Having just received a rather unwelcome envelope in the post last week, I want to talk this evening about taxation. No one likes paying tax, but the Island obviously needs money to pay for essential public services, and the forecasts have recently indicated that there are shortfalls not anticipated a year ago. Tax is however still an imposition and there is no justification for it unless it meets that requirement of essentiality. Personal income tax should remain at 20%. That is a reasonable rate and is a long standing symbol of our fiscal stability. So far as wealthy immigrants are concerned, I think that they too should pay 20%. Maybe, if there is evidence that none would come to Jersey on that basis, we might have to be pragmatic because, apart from tax, many make important contributions to to the Island’s well-being – but in principle all Jersey residents should be bound by the same rules. Many people are still feeling the pinch of 20 means 20 and the Treasury Minister was correct to put more money in the hands of less well-off taxpayers by reducing the marginal rate.

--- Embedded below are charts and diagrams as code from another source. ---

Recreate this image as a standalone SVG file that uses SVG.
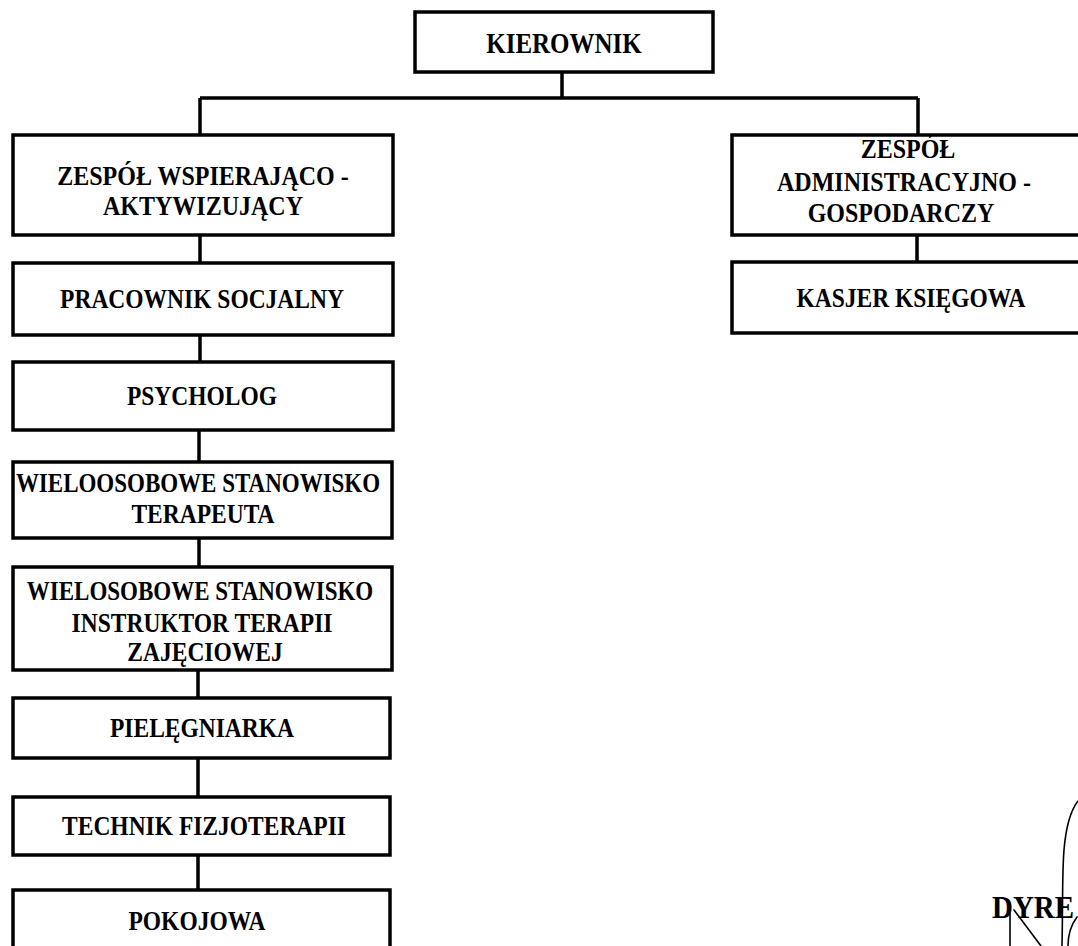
<svg xmlns="http://www.w3.org/2000/svg" width="1078" height="946" viewBox="0 0 1078 946">
<style>
.box{fill:#fff;stroke:#000;stroke-width:3.5}
.con{fill:none;stroke:#000;stroke-width:3.5}
.t{font-family:"Liberation Serif","Times New Roman",serif;font-weight:bold;font-size:23.5px;fill:#000;text-anchor:middle}
.sig{fill:none;stroke:#000;stroke-width:1.6;stroke-linecap:round}
</style>
<rect width="1078" height="946" fill="#fff"/>
<g id="connectors">
<path class="con" d="M562 72V98M200 98H918M200 98V135M918 98V135"/>
<path class="con" d="M917 235V262"/>
<path class="con" d="M200 235V263M200 335V362M199 430V462M199 538V567M198 670V698M198 758V797M198 855V890"/>
</g>
<g id="kierownik">
<rect class="box" x="415" y="12" width="298" height="60"/>
<text class="t" transform="translate(564,53) scale(1,1.18)" style="font-size:25px">KIEROWNIK</text>
</g>
<g id="zespol-wa">
<rect class="box" x="13" y="135" width="380" height="100"/>
<text class="t" transform="translate(203,185) scale(1,1.1)" style="font-size:24px">ZESPÓŁ WSPIERAJĄCO -</text>
<text class="t" transform="translate(203,215) scale(1,1.1)" style="font-size:24px">AKTYWIZUJĄCY</text>
</g>
<g id="zespol-ag">
<rect class="box" x="732" y="135" width="360" height="100"/>
<text class="t" transform="translate(908,158) scale(1,1.15)" style="font-size:24px">ZESPÓŁ</text>
<text class="t" transform="translate(904,191) scale(1,1.15)" style="font-size:24px">ADMINISTRACYJNO -</text>
<text class="t" transform="translate(901,222) scale(1,1.15)" style="font-size:24px">GOSPODARCZY</text>
</g>
<g id="kasjer">
<rect class="box" x="732" y="262" width="360" height="71"/>
<text class="t" transform="translate(911,307) scale(1,1.17)">KASJER KSIĘGOWA</text>
</g>
<g id="pracownik">
<rect class="box" x="13" y="263" width="380" height="72"/>
<text class="t" transform="translate(202,308) scale(1,1.17)">PRACOWNIK SOCJALNY</text>
</g>
<g id="psycholog">
<rect class="box" x="13" y="362" width="380" height="68"/>
<text class="t" transform="translate(202,405) scale(1,1.17)">PSYCHOLOG</text>
</g>
<g id="terapeuta">
<rect class="box" x="13" y="462" width="379" height="76"/>
<text class="t" transform="translate(198,492) scale(1,1.17)" style="font-size:23px">WIELOOSOBOWE STANOWISKO</text>
<text class="t" transform="translate(203,523) scale(1,1.17)">TERAPEUTA</text>
</g>
<g id="instruktor">
<rect class="box" x="13" y="567" width="379" height="103"/>
<text class="t" transform="translate(200,600) scale(1,1.17)" style="font-size:23px">WIELOSOBOWE STANOWISKO</text>
<text class="t" transform="translate(202,632) scale(1,1.17)">INSTRUKTOR TERAPII</text>
<text class="t" transform="translate(205,661) scale(1,1.17)">ZAJĘCIOWEJ</text>
</g>
<g id="pielegniarka">
<rect class="box" x="13" y="698" width="377" height="60"/>
<text class="t" transform="translate(202,737) scale(1,1.17)">PIELĘGNIARKA</text>
</g>
<g id="technik">
<rect class="box" x="13" y="797" width="377" height="58"/>
<text class="t" transform="translate(204,835) scale(1,1.17)">TECHNIK FIZJOTERAPII</text>
</g>
<g id="pokojowa">
<rect class="box" x="13" y="890" width="377" height="60"/>
<text class="t" transform="translate(197,930) scale(1,1.17)">POKOJOWA</text>
</g>
<g id="signature">
<text class="t" transform="translate(992,918) scale(1,1.1)" style="font-size:29px;text-anchor:start">DYRE</text>
<path class="sig" d="M1078 801C1071 810 1066 826 1064 850C1062 875 1063 900 1062 946"/>
<path class="sig" d="M1010 912V946M1014 910L1041 946M1077 917C1071 925 1068 935 1068 946"/>
</g>
</svg>
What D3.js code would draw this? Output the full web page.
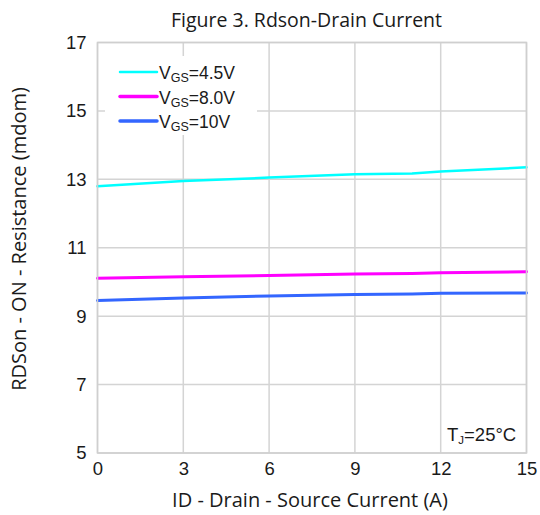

The taxation of companies is a difficult area. The so called zero ten policy was introduced to ensure that the financial services industry remained in Jersey. It was introduced partly because of international threats but partly because of competition. The Isle of Man reduced their corporate rate of tax to 10% and other countries followed suit. If our tax rate had remained 20%, the banks would have gone. So now they pay 10%.

The zero part of the policy enables overseas investors to deposit money here without paying tax, and that creates profits for banks on which substantial taxes are paid. It is unfair that businesses owned by local individuals pay tax whereas those operated by companies do not. I hope that it might be possible to find s solution to that problem.

GST is an effective and relatable way to raise revenue, but it should not be allowed to rise above 5% for the foreseeable future. That means no complicated exemptions which would only add civil servants in the taxes office and push the rate up to 6 or 7%. Exemptions mainly benefit the better off. GST should be simple broad and low, and protection for the lower paid should come, as now, through the Income Support system.